Henry James, 1843 – 1916 |
Elle va tomber violemment amoureuse d'une jeune fille, Verena Tarrant, qui, elle, est hétérosexuelle, ou du moins s'apprête à le devenir, dans la mesure où elle n'a pas encore été “effleurée par l'aile du désir”. C'est une nature généreuse, ouverte, qui ne demande qu'à se donner, mais ne sait pas encore trop à qui.
Et, là dessus, survient le jeune homme indispensable, celui à qui est dévolu le rôle du chien dans le jeu de quilles, non seulement parce qu'il va, en tombant amoureux de Verena, “révéler” la jeune fille à elle-même, mais en outre parce qu'il étale sans vergogne des opinions fâcheusement réactionnaires, ou au moins très conservatrices, en tout cas nettement antiféministes.

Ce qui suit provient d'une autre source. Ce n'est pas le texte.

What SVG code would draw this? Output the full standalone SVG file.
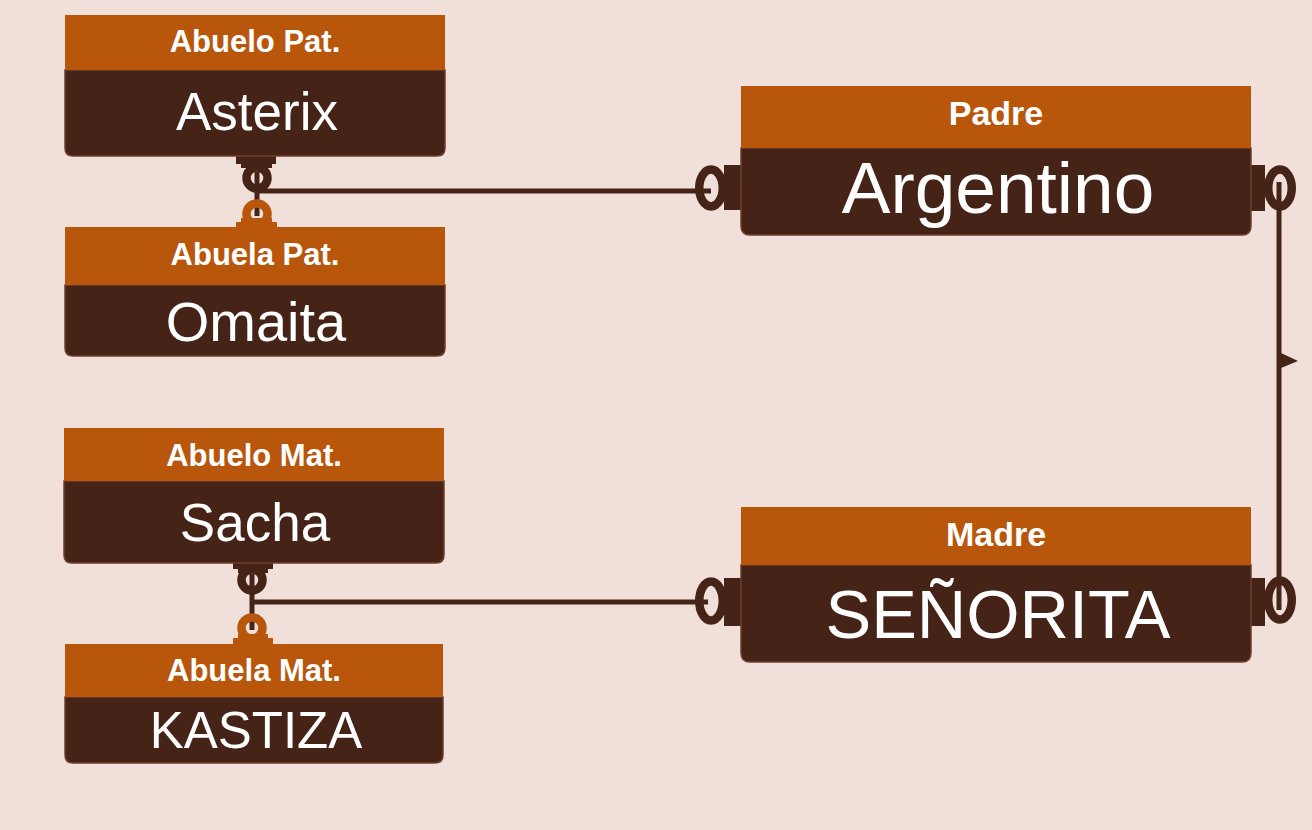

Où le talent de Henry James se montre prodigieux, c'est que lui-même, lui l'auteur, se comporte comme s'il ignorait absolument tout de l'homosexualité inexprimée d'Olive Chancellor et qu'il prenait pour argent comptant son dévouement à la cause des femmes, son “ardente amitié” pour Verena Tarrant, etc. Si bien que le lecteur, fort satisfait de cet état de choses qui l'élève à ses propres yeux, a vite l'impression étrange, étrange mais délicieuse, d'être le seul à se rendre compte de quoi il retourne exactement, le seul à discerner le mufle du désir, d'autant plus agissant sur les personnages qu'il reste tapi dans une inquiétante pénombre : c'est presque le monstre sur le seuil de Lovecraft.